Police in the UK are taking Internet incitement seriously, at long last:
LONDON (AP) – An al-Qaida inspired computer expert who dubbed himself “the terrorist James Bond” was imprisoned for 10 years Thursday for running a network of extremist websites and hoarding videos of the murders of Americans Nick Berg and Daniel Pearl.
Morocco-born Younis Tsouli, 23, who prosecutors said had uploaded guides to building suicide vests on to the Internet, used the online ID “irhabi007” – the Arabic word for terrorist and the code name of the fictional British spy.
With accomplices Tariq Al-Daour and Waseem Mughal, Tsouli offered advice and motivation to would-be terrorists on a myriad of web pages run from their London homes, prosecutors said.
Videos seized from the group gave advice on suicide belts, causing explosions, using rocket-propelled grenades, producing poisons and blowing up gas pipelines, prosecutors told jurors.
As I’ve written before, the Internet — Websites, chat rooms, forums, etc. — are the glue that holds the informal worldwide jihadi network together, as well as the inspiration for many Muslims to become jihadis:
…individual Muslims, in constant touch with Islamist leaders and others like themselves throughout the world, can go through a process of radicalization and validation of radical beliefs online. The Internet makes it possible for them to be immersed in a culture of like-minded people, something which would not be possible otherwise, and which is capable of amplifying beliefs which would be deviant in their local environment.

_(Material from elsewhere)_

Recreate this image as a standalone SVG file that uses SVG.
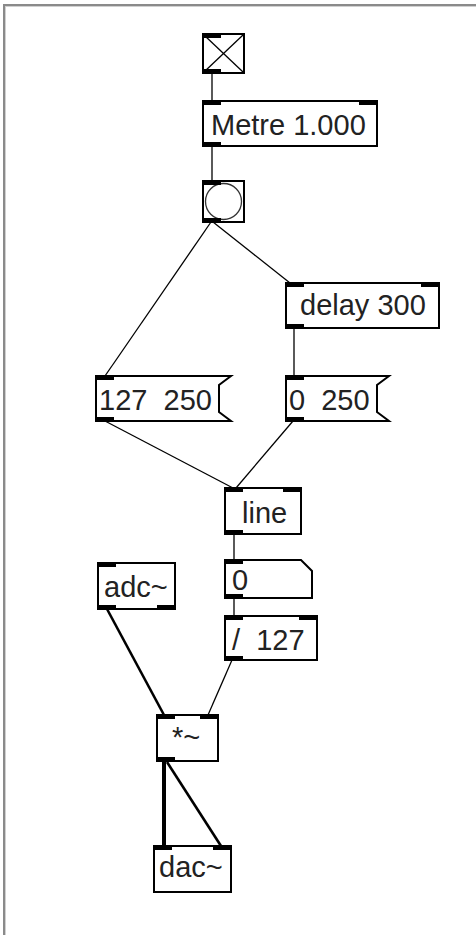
<svg xmlns="http://www.w3.org/2000/svg" width="476" height="935" viewBox="0 0 476 935">
<style>
.box{fill:#fff;stroke:#000;stroke-width:2}
.io{fill:#000}
.t{font-family:"Liberation Sans",Arial,sans-serif;font-size:29px;fill:#222}
.c{stroke:#000;stroke-width:1.3;fill:none}
.s{stroke:#000;stroke-width:2.6;fill:none}
</style>
<rect x="0" y="0" width="476" height="935" fill="#fff"/>
<g id="frame">
<line x1="3" y1="5" x2="476" y2="5" stroke="#8a8a8a" stroke-width="2"/>
<line x1="4" y1="4" x2="4" y2="935" stroke="#8a8a8a" stroke-width="2"/>
<line x1="6" y1="6.5" x2="476" y2="6.5" stroke="#d0d0d0" stroke-width="1"/>
<line x1="5.5" y1="6" x2="5.5" y2="935" stroke="#d0d0d0" stroke-width="1"/>
</g>
<g id="connectors">
<line class="c" x1="212" y1="73" x2="212" y2="101"/>
<line class="c" x1="212" y1="146" x2="212" y2="181"/>
<line class="c" x1="211" y1="222" x2="105" y2="376"/>
<line class="c" x1="213" y1="222" x2="290" y2="283"/>
<line class="c" x1="294" y1="328" x2="294" y2="376"/>
<line class="c" x1="105" y1="421" x2="233" y2="488"/>
<line class="c" x1="293" y1="421" x2="236" y2="488"/>
<line class="c" x1="234" y1="534" x2="234" y2="560"/>
<line class="c" x1="234" y1="598" x2="234" y2="616"/>
<line class="s" x1="107" y1="609" x2="164" y2="715"/>
<line class="c" x1="232" y1="660" x2="208" y2="715"/>
<line x1="164" y1="761" x2="164" y2="846" stroke="#000" stroke-width="4"/>
<line class="s" x1="167" y1="762" x2="221" y2="846"/>
</g>
<g id="toggle">
<rect class="box" x="203" y="34" width="41" height="39"/>
<line x1="204" y1="35" x2="243" y2="72" stroke="#000" stroke-width="1.3"/>
<line x1="243" y1="35" x2="204" y2="72" stroke="#000" stroke-width="1.3"/>
<rect class="io" x="203" y="34" width="18" height="4"/>
<rect class="io" x="203" y="69" width="18" height="4"/>
</g>
<g id="metro">
<rect class="box" x="203" y="101" width="174" height="45"/>
<rect class="io" x="203" y="101" width="18" height="4"/>
<rect class="io" x="359" y="101" width="18" height="4"/>
<rect class="io" x="203" y="142" width="18" height="4"/>
<text class="t" x="211" y="135">Metre 1.000</text>
</g>
<g id="bang">
<rect class="box" x="203" y="181" width="41" height="41"/>
<circle cx="223.5" cy="201.5" r="18" fill="#fff" stroke="#333" stroke-width="1.3"/>
<rect class="io" x="203" y="181" width="18" height="4"/>
<rect class="io" x="203" y="218" width="18" height="4"/>
</g>
<g id="delay">
<rect class="box" x="286" y="283" width="153" height="45"/>
<rect class="io" x="286" y="283" width="18" height="4"/>
<rect class="io" x="421" y="283" width="18" height="4"/>
<rect class="io" x="286" y="324" width="18" height="4"/>
<text class="t" x="300" y="315">delay 300</text>
</g>
<g id="msg1">
<path class="box" d="M96,376 H231 L219,385 V412 L231,421 H96 Z"/>
<rect class="io" x="96" y="376" width="18" height="4"/>
<rect class="io" x="96" y="417" width="18" height="4"/>
<text class="t" x="99" y="410" xml:space="preserve">127  250</text>
</g>
<g id="msg2">
<path class="box" d="M286,376 H389 L377,385 V412 L389,421 H286 Z"/>
<rect class="io" x="286" y="376" width="18" height="4"/>
<rect class="io" x="286" y="417" width="18" height="4"/>
<text class="t" x="289" y="410" xml:space="preserve">0  250</text>
</g>
<g id="line">
<rect class="box" x="225" y="488" width="76" height="46"/>
<rect class="io" x="225" y="488" width="18" height="4"/>
<rect class="io" x="283" y="488" width="18" height="4"/>
<rect class="io" x="225" y="530" width="18" height="4"/>
<text class="t" x="242" y="523">line</text>
</g>
<g id="number">
<path class="box" d="M225,560 H301 L312,571 V598 H225 Z"/>
<rect class="io" x="225" y="560" width="18" height="4"/>
<rect class="io" x="225" y="594" width="18" height="4"/>
<text class="t" x="232" y="590">0</text>
</g>
<g id="adc">
<rect class="box" x="98" y="563" width="77" height="46"/>
<rect class="io" x="98" y="563" width="18" height="4"/>
<rect class="io" x="98" y="605" width="18" height="4"/>
<rect class="io" x="157" y="605" width="18" height="4"/>
<text class="t" x="104" y="597">adc~</text>
</g>
<g id="div">
<rect class="box" x="225" y="616" width="92" height="44"/>
<rect class="io" x="225" y="616" width="18" height="4"/>
<rect class="io" x="299" y="616" width="18" height="4"/>
<rect class="io" x="225" y="656" width="18" height="4"/>
<text class="t" x="232" y="650" xml:space="preserve">/  127</text>
</g>
<g id="mul">
<rect class="box" x="157" y="715" width="61" height="46"/>
<rect class="io" x="157" y="715" width="18" height="4"/>
<rect class="io" x="200" y="715" width="18" height="4"/>
<rect class="io" x="157" y="757" width="18" height="4"/>
<text class="t" x="172" y="747">*~</text>
</g>
<g id="dac">
<rect class="box" x="154" y="846" width="77" height="46"/>
<rect class="io" x="154" y="846" width="18" height="4"/>
<rect class="io" x="213" y="846" width="18" height="4"/>
<text class="t" x="159" y="877">dac~</text>
</g>
</svg>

This is the same phenomenon that’s given a huge boost to the population of pedophiles, who share ideas and child pornography with kindred spirits online that they would otherwise never meet.
So someone for whom blowing up an airport, for example, is only a fantasy, may find that there are others who share it, and that it isn’t really just a crazy dream — there are people out there who have actually done things like this, and who are willing to show him how his dream can become deadly reality.
I hope that part of the interrogation of the UK murder doctors, for example, will be to extract from them (and their computers) the details of the Websites, etc. that they frequent, and that the police will follow up and take down the sites and arrest the operators.